The degree of aggression displayed during the outbursts is greatly out of proportion to situation. In addition, the outbursts are not pre-planned; they are impulse and/or anger based. Also, the outbursts are not better explained by another mental disorder, medical condition, or substance abuse.

Management and Treatment

How is intermittent explosive disorder treated?

Intermittent explosive disorder may best be treated by a combination of cognitive behavioral therapy (which consists of relaxation training, changing the ways you think [cognitive restructuring] and coping skills training) and medications. In particular, fluoxetine is the most studied drug for intermittent explosive disorder. Other drugs that have been studied for the condition or have been recommended if fluoxetine fails include phenytoin, oxcarbazepine or carbamazepine. In general, the classes of medications that can be tried include antidepressants, anticonvulsants, antianxiety and mood regulators.

What are the complications of intermittent explosive disorder?

Intermittent explosive disorder can have a very negative impact on an individual’s health and life.
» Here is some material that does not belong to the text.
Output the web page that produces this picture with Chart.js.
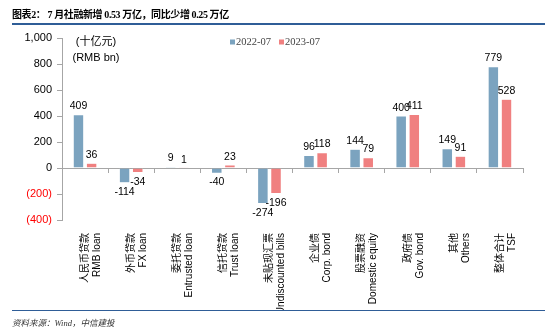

It can lead to trouble in personal relationships and marriages. It can negatively impair a person’s relationships and judgment at work and school. Individuals with intermittent explosive disorder are more likely to have other psychiatric disorders, abuse drugs and alcohol, and engage in self harm. They also are at a higher risk of some medical conditions including stroke, diabetes, chronic pain, ulcers and high blood pressure. For these reasons, it is important to seek medical attention if you think you or someone you know has intermittent explosive disorder.

Prevention

Can intermittent explosive disorder be prevented?

People diagnosed with intermittent explosive disorder will learn a variety of coping techniques in therapy. These can help prevent episodes. They include:

  • Relaxation techniques
  • Changing the ways you think (cognitive restructuring)
  • Communication skills
  • Learning to change your environment and leaving stressful situations when possible
  • Avoiding alcohol and recreational drugs

Outlook / Prognosis

What is the prognosis/outlook for patients who have intermittent explosive disorder?

Having intermittent explosive disorder can predispose an individual to depression, anxiety, and alcohol and drug abuse. It can also lead to severe personal and relationship problems. For that reason, it is essential to seek medical help if you feel you or a family member has intermittent explosive disorder. With cognitive therapy and medication, the condition can be successfully managed. However, according to studies, it is thought that intermittent explosive disorder is a long-term condition, lasting from 12 years to 20 years or even a lifetime.